Stated exercise —
Retype, word for word, the lines from the first line of the entries through the line that holds "groups = ['Control', '10%FGS', '2.5%SDF', '20%FGS', '5%SDF']"; leave out the pictures.

*** Material provided

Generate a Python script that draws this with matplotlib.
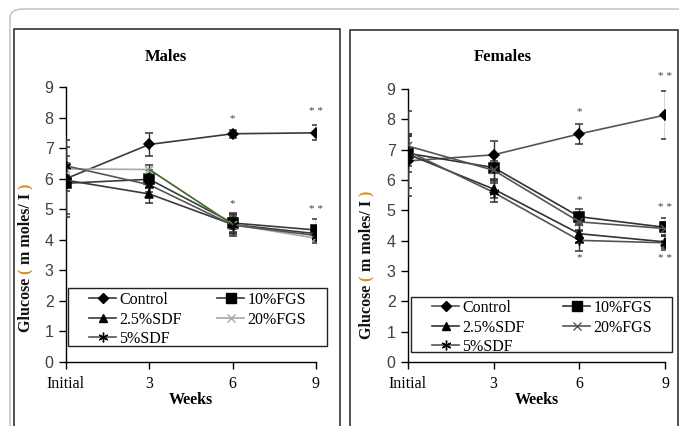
import matplotlib.pyplot as plt
from matplotlib.patches import Rectangle, FancyBboxPatch
from matplotlib.lines import Line2D

weeks = [0, 3, 6, 9]
week_labels = ['Initial', '3', '6', '9']
groups = ['Control', '10%FGS', '2.5%SDF', '20%FGS', '5%SDF']

males = {
    'Control': [6.0, 7.12, 7.47, 7.5],
    '10%FGS': [5.85, 5.98, 4.55, 4.32],
    '2.5%SDF': [5.95, 5.5, 4.5, 4.2],
    '20%FGS': [6.32, 6.3, 4.5, 4.05],
    '5%SDF': [6.42, 5.8, 4.48, 4.14],
}
males_err = {
    'Control': [1.25, 0.38, 0.13, 0.25],
    '10%FGS': [0.25, 0.3, 0.33, 0.35],
    '2.5%SDF': [1.1, 0.3, 0.3, 0.2],
    '20%FGS': [0.2, 0.15, 0.25, 0.15],
    '5%SDF': [0.33, 0.25, 0.35, 0.15],
}
females = {
    'Control': [6.63, 6.83, 7.52, 8.14],
    '10%FGS': [6.88, 6.41, 4.79, 4.44],
    '2.5%SDF': [6.85, 5.7, 4.23, 3.96],
    '20%FGS': [7.12, 6.32, 4.62, 4.4],
    '5%SDF': [6.95, 5.59, 4.01, 3.93],
}
females_err = {
    'Control': [0.9, 0.44, 0.34, 0.8],
    '10%FGS': [1.4, 0.45, 0.25, 0.3],
    '2.5%SDF': [0.6, 0.3, 0.3, 0.2],
    '20%FGS': [0.4, 0.3, 0.3, 0.2],
    '5%SDF': [0.5, 0.3, 0.35, 0.24],
}
# significance marks: (week, y, text)
males_sig = [(6, 7.95, '*'), (9, 8.2, '* *'), (6, 5.2, '*'), (9, 5.0, '* *')]
females_sig = [(6, 8.25, '*'), (9, 9.4, '* *'), (6, 5.37, '*'), (9, 5.1, '* *'),
               (6, 3.45, '*'), (9, 3.42, '* *')]

markers = {'Control': 'D', '10%FGS': 's', '2.5%SDF': '^', '20%FGS': 'x', '5%SDF': (6, 2, 0)}
msizes = {'Control': 5, '10%FGS': 7, '2.5%SDF': 6, '20%FGS': 6, '5%SDF': 7}

serif = 'Liberation Serif'
sans = 'Liberation Sans'

W, H = 679, 426
fig = plt.figure(figsize=(W / 100, H / 100), dpi=100)


def fx(px):
    return px / W


def fy(py):
    return 1 - py / H


# outer frame and panel boxes
fig.patches.append(FancyBboxPatch((fx(10), fy(440)), fx(700), fy(9) - fy(440),
                                  boxstyle='round,pad=0,rounding_size=0.02',
                                  transform=fig.transFigure, fill=False,
                                  edgecolor='#c8c8c8', linewidth=1.2))
for x0, x1, y0 in [(14, 340, 29), (350, 678, 30)]:
    fig.patches.append(Rectangle((fx(x0), fy(440)), fx(x1 - x0), fy(y0) - fy(440),
                                 transform=fig.transFigure, fill=False,
                                 edgecolor='#222222', linewidth=1.1))


def draw_panel(ax, data, err, sig, line_cols, title, title_x, ylab_x, ylab_y,
               leg_box, leg_xy, colsp):
    for g in groups:
        col = line_cols[g]
        mcol = '#000000' if g != '20%FGS' else col
        ax.errorbar(weeks, data[g], yerr=err[g], color=col, ecolor='#333333',
                    elinewidth=1, capsize=3, capthick=1, lw=1.2,
                    marker=markers[g], ms=msizes[g], mfc=mcol, mec=mcol, mew=1.1,
                    zorder=3)
    for w, y, s in sig:
        ax.text(w, y, s, ha='center', va='center', fontsize=8, color='#444444',
                family=serif)
    ax.set_xlim(0, 9)
    ax.set_ylim(0, 9)
    ax.set_xticks(weeks)
    ax.set_xticklabels(week_labels, family=serif, fontsize=11.5)
    ax.set_yticks(range(10))
    ax.set_yticklabels([str(i) for i in range(10)], family=sans, fontsize=11.5,
                       color='#404040')
    ax.tick_params(direction='out', length=5, width=1, pad=4)
    ax.tick_params(axis='x', pad=5)
    for s in ['top', 'right']:
        ax.spines[s].set_visible(False)
    for s in ['left', 'bottom']:
        ax.spines[s].set_linewidth(1)
    ax.patch.set_alpha(0)
    ax.set_xlabel('Weeks', family=serif, fontweight='bold', fontsize=11.5, labelpad=0)
    fig.text(title_x, fy(57), title, ha='center', va='center', family=serif,
             fontweight='bold', fontsize=12)
    # y label, with orange brackets
    parts = [('Glucose ', '#111111'), ('(', '#d98c1a'), (' m moles/ I ', '#111111'),
             (')', '#d98c1a')]
    fig.canvas.draw()
    rend = fig.canvas.get_renderer()
    widths = []
    for t, c in parts:
        tt = fig.text(0, 0, t.replace(' ', '\u00a0'), family=serif, fontweight='bold',
                      fontsize=11.5)
        widths.append(tt.get_window_extent(rend).width)
        tt.remove()
    total = sum(widths)
    ypos = (H - ylab_y) - total / 2
    for (t, c), h in zip(parts, widths):
        fig.text(fx(ylab_x), ypos / H, t.replace(' ', '\u00a0'), rotation=90,
                 family=serif, fontweight='bold', fontsize=11.5, color=c,
                 ha='left', va='center', rotation_mode='anchor')
        ypos += h
    # legend: frame drawn separately
    bx0, by0, bx1, by1 = leg_box
    fig.patches.append(Rectangle((fx(bx0), fy(by1)), fx(bx1 - bx0), fy(by0) - fy(by1),
                                 transform=fig.transFigure, fill=False,
                                 edgecolor='#222222', linewidth=1, zorder=5))
    order = ['Control', '2.5%SDF', '5%SDF', '10%FGS', '20%FGS']
    handles = []
    for g in order:
        col = line_cols[g]
        mcol = '#000000' if g != '20%FGS' else col
        handles.append(Line2D([], [], color=col, lw=1.2, marker=markers[g],
                              ms=msizes[g], mfc=mcol, mec=mcol))
    fig.legend(handles, order, loc='upper left', bbox_to_anchor=leg_xy,
               bbox_transform=fig.transFigure, ncol=2, frameon=False,
               borderaxespad=0, borderpad=0, prop={'family': serif, 'size': 11.5},
               handlelength=1.7, handletextpad=0.2, columnspacing=colsp,
               labelspacing=0.22)


ax1 = fig.add_axes([fx(66), fy(362), fx(316 - 66), fy(87) - fy(362)])
ax2 = fig.add_axes([fx(408), fy(362), fx(665 - 408), fy(89) - fy(362)])

males_cols = {'Control': '#3a3a3a', '10%FGS': '#3a3a3a', '2.5%SDF': '#3a3a3a',
              '20%FGS': '#a8a8a8', '5%SDF': '#555555'}
females_cols = {g: '#555555' for g in groups}
females_cols['10%FGS'] = '#333333'
females_cols['2.5%SDF'] = '#333333'

draw_panel(ax1, males, males_err, males_sig, males_cols, 'Males', fx(166),
           26, 258, (68, 288, 327, 346), (fx(89), fy(292)), 2.2)
# odd green segment on the males 20%FGS line
ax1.plot(weeks[1:3], males['20%FGS'][1:3], color='#3d6b2d', lw=1.1, zorder=3.5)

draw_panel(ax2, females, females_err, females_sig, females_cols, 'Females', fx(503),
           367, 265, (411, 297, 672, 352), (fx(432), fy(300)), 2.4)

fig.savefig('out.png', dpi=100)
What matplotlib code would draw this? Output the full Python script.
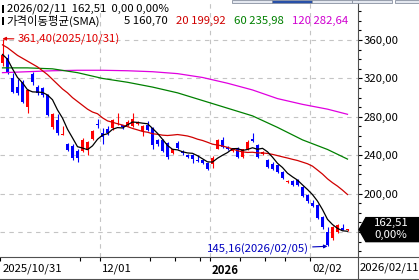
import numpy as np
import pandas as pd
import matplotlib
matplotlib.use('Agg')
import matplotlib.pyplot as plt
import matplotlib.transforms as mtransforms
from matplotlib.patches import Polygon, Rectangle
from matplotlib.lines import Line2D
from matplotlib.ticker import FuncFormatter, MultipleLocator

plt.rcParams['font.family'] = ['Noto Sans CJK KR', 'DejaVu Sans']

# daily candles, 2025/10/31 .. 2026/02/11 (70 sessions)
opens = [336, 341, 320, 311, 316, 290, 325, 311, 310, 303,
         269, 277, 261.5, 252, 250, 244, 244, 245, 257, 273,
         263, 267, 268, 273, 271, 271, 270, 273, 265, 272,
         268, 256, 256, 253, 242, 253, 243.5, 240, 240, 235,
         235, 232, 231, 247, 256, 249, 244, 248, 238, 246,
         257, 251, 241, 235, 231, 230, 223, 212, 213, 214,
         207, 199, 190, 188, 176, 160, 154, 160, 164, 162.0]
highs = [361.4, 345, 326, 319, 318, 309, 327, 313, 311, 304,
         284, 283, 270, 253, 252, 246, 258, 255, 266, 278,
         268, 270, 278, 284, 272, 277, 284, 276, 271, 276,
         269, 257, 257, 254, 247, 255, 245, 241, 241, 240,
         236, 233, 239, 257, 259, 250, 247, 249, 247, 256,
         263, 252, 244, 236, 233, 231, 224, 214, 214, 215,
         208, 200, 193, 189, 177, 165, 166, 168, 168, 163]
lows = [333, 325, 305, 303, 294, 284, 313, 303, 301, 281,
        267, 261, 261, 244, 235, 233, 243, 240, 256, 268,
        252, 261, 266, 272, 267, 270, 269, 271, 260, 265,
        247, 250, 243, 236, 241, 246, 240, 237, 232, 233,
        231, 225, 227, 246, 248, 245, 243, 237, 237, 245,
        254, 237, 240, 227, 225, 222, 215, 211, 208, 208,
        197, 190, 186, 174, 163, 145.16, 152, 159, 162, 161.5]
closes = [344, 327, 306, 305, 295, 308, 316, 305, 303, 282,
          283, 263, 262.5, 245, 237, 237, 256, 254, 265, 271,
          259, 263, 277, 274, 269, 275, 278, 275, 270, 266,
          251, 252, 244, 238, 246, 248, 242, 238, 236, 233.5,
          232, 226, 237, 256, 249, 246, 246, 238, 246, 254,
          255, 238, 243, 228, 226, 223, 216, 213.5, 209, 209,
          198, 192, 187, 175, 165, 147, 165, 167, 162.51, 162.51]

# moving averages: warm-up part (needs older data)
sma5_head = [345, 340, 330, 321]
sma20_head = [355, 352, 348, 344, 341, 338, 335, 332, 328, 324,
              319, 314, 309, 305, 300, 296, 292, 288, 285]
ma_idx = [0, 5, 10, 15, 20, 25, 30, 35, 40, 45, 50, 55, 60, 65, 69]
sma60 = [331, 331, 330, 326, 320, 316, 311, 305, 297, 289, 281, 269, 256, 246, 235.98]
sma120 = [326, 327, 328, 328.5, 328.5, 328, 327, 325, 321, 315, 308, 299, 293, 288, 282.64]

# header legend values as printed
ma_periods = [5, 20, 60, 120]
ma_last = [160.70, 199.92, 235.98, 282.64]
last_date = '2026/02/11'
last_price = 162.51
last_change = 0.00
last_pct = 0.00

date_ticks = [0, 20, 42, 62]
date_labels = ['2025/10/31', '12/01', '2026', '02/02']
week_ticks = [16, 30, 35, 40, 48, 53, 57]

UP = '#ff0000'
DOWN = '#0000ff'
FS = 8.2


def kr(v):
    return f'{v:.2f}'.replace('.', ',')


W, H = 419, 280
fig = plt.figure(figsize=(W / 100, H / 100), dpi=100)
ax = fig.add_axes([0, 23 / H, 358 / W, 257 / H])
ax.set_xlim(-0.5, 71.1)
ax.set_ylim(134, 401.7)

# grid
for v in range(160, 361, 40):
    ax.axhline(v, color='#c4c4c4', lw=0.8, ls=(0, (4, 4)), zorder=0)
for t in date_ticks[1:]:
    ax.axvline(t - 0.5, color='#c4c4c4', lw=0.8, ls=(0, (4, 4)), zorder=0)

# candles
x = np.arange(len(closes))
o = np.array(opens)
c = np.array(closes)
cols = [UP if cc >= oo else DOWN for oo, cc in zip(o, c)]
ax.vlines(x, lows, highs, colors=cols, lw=0.8, zorder=2)
body = np.maximum(np.abs(c - o), 0.9)
ax.bar(x, body, bottom=np.minimum(o, c), width=0.78, color=cols, lw=0, zorder=3)

# moving averages
s = pd.Series(closes)
ma5 = s.rolling(5).mean().to_numpy()
ma5[:len(sma5_head)] = sma5_head
ma20 = s.rolling(20).mean().to_numpy()
ma20[:len(sma20_head)] = sma20_head
ax.plot(ma_idx, sma120, color='#e000e0', lw=0.9, zorder=4)
ax.plot(ma_idx, sma60, color='#008000', lw=0.9, zorder=4)
ax.plot(x, ma20, color='#d00000', lw=0.9, zorder=4)
ax.plot(x, ma5, color='black', lw=0.9, zorder=4)

# high / low markers
ax.annotate(f'{kr(highs[0])}(2025/10/31)', xy=(0, highs[0]), xytext=(3.1, highs[0] - 0.8),
            color='#e00000', fontsize=FS, ha='left', va='center',
            arrowprops=dict(arrowstyle='-|>', color='#e00000', lw=0.8,
                            mutation_scale=5, shrinkA=1, shrinkB=0))
ax.annotate(f'{kr(lows[65])}(2026/02/05)', xy=(65, lows[65]), xytext=(61.2, lows[65] - 3),
            color='#0000c0', fontsize=FS, ha='right', va='center',
            arrowprops=dict(arrowstyle='-|>', color='#0000c0', lw=0.8,
                            mutation_scale=5, shrinkA=1, shrinkB=0))

# right price axis
ax.yaxis.tick_right()
ax.set_yticks(range(200, 361, 40))
ax.yaxis.set_minor_locator(MultipleLocator(10))
ax.yaxis.set_major_formatter(FuncFormatter(lambda v, p: kr(v)))
ax.tick_params(axis='y', which='major', length=3, width=0.8, pad=1, labelsize=FS)
ax.tick_params(axis='y', which='minor', length=2, width=0.8)

# date axis
ax.set_xticks([t - 0.5 if t else -0.45 for t in date_ticks])
ax.set_xticklabels(date_labels)
ax.set_xticks([t - 0.5 for t in week_ticks], minor=True)
ax.tick_params(axis='x', which='both', length=3, width=0.8, pad=2, labelsize=FS)
shift = mtransforms.ScaledTranslation(1.5 / 72, 0, fig.dpi_scale_trans)
for lbl in ax.get_xticklabels():
    lbl.set_ha('left')
    lbl.set_transform(lbl.get_transform() + shift)
ax.get_xticklabels()[2].set_fontweight('bold')

for side in ['left', 'top']:
    ax.spines[side].set_visible(False)
ax.spines['right'].set_color('#505050')
ax.spines['bottom'].set_color('#505050')

# last price tag
tr = mtransforms.blended_transform_factory(ax.transAxes, ax.transData)
tag = Polygon([(1.003, last_price), (1.022, last_price + 12.5), (1.2, last_price + 12.5),
               (1.2, last_price - 12.5), (1.022, last_price - 12.5)],
              closed=True, transform=tr, color='black', clip_on=False, zorder=6)
ax.add_patch(tag)
ax.text(1.092, last_price + 6.5, kr(last_price), transform=tr, color='white',
        fontsize=FS, ha='center', va='center', zorder=7, clip_on=False)
ax.text(1.092, last_price - 5.5, kr(last_pct) + '%', transform=tr, color='white',
        fontsize=FS, ha='center', va='center', zorder=7, clip_on=False)

# bottom frame and date box
fig.add_artist(Line2D([358 / W, 1], [23 / H, 23 / H], color='#505050', lw=0.8))
fig.add_artist(Line2D([358 / W, 358 / W], [0, 23 / H], color='#505050', lw=0.8))
fig.add_artist(Line2D([0, 1], [1.5 / H, 1.5 / H], color='#505050', lw=0.8))
fig.text(389 / W, 1 - 268 / H, last_date, fontsize=FS, ha='center', va='center')

# tab strip at top right
for x0, x1, fc in [(232, 272, '#e4e8f0'), (272, 312, '#2850a8'), (312, 352, '#e4e8f0'),
                   (352, 392, '#e4e8f0'), (395, 419, '#e4e8f0')]:
    fig.add_artist(Rectangle((x0 / W, 1 - 3 / H), (x1 - x0) / W, 3 / H,
                             facecolor=fc, edgecolor='#8890a0', lw=0.6))


# header legend
def px_text(xp, yp, s, color='black'):
    fig.text(xp / W, 1 - yp / H, s, color=color, fontsize=FS, ha='left', va='center')


for yp in (9, 21):
    fig.add_artist(Rectangle((2 / W, 1 - (yp + 4) / H), 2 / W, 8 / H,
                             facecolor='black', lw=0))
px_text(7, 9, f'{last_date}  {kr(last_price)}  {kr(last_change)} {kr(last_pct)}%')
px_text(6, 21, '가격이동평균(SMA)')
px_text(124, 21, f'{ma_periods[0]} {kr(ma_last[0])}')
px_text(176, 21, f'{ma_periods[1]} {kr(ma_last[1])}', '#d00000')
px_text(234, 21, f'{ma_periods[2]} {kr(ma_last[2])}', '#008000')
px_text(292, 21, f'{ma_periods[3]} {kr(ma_last[3])}', '#d000d0')

fig.savefig('out.png', dpi=100)
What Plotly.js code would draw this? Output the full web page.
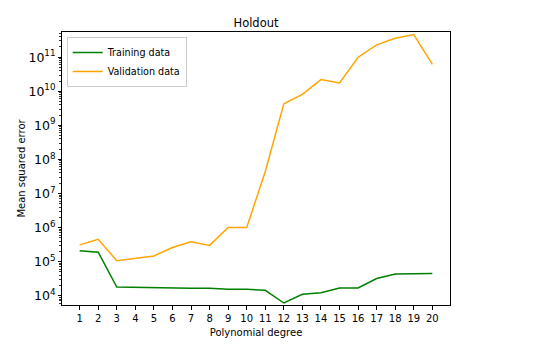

******

Response to the exercise —
Generate a Python script that draws this with matplotlib.
import matplotlib.pyplot as plt
from matplotlib.patches import Rectangle, FancyBboxPatch
from matplotlib.lines import Line2D

weeks = [0, 3, 6, 9]
week_labels = ['Initial', '3', '6', '9']
groups = ['Control', '10%FGS', '2.5%SDF', '20%FGS', '5%SDF']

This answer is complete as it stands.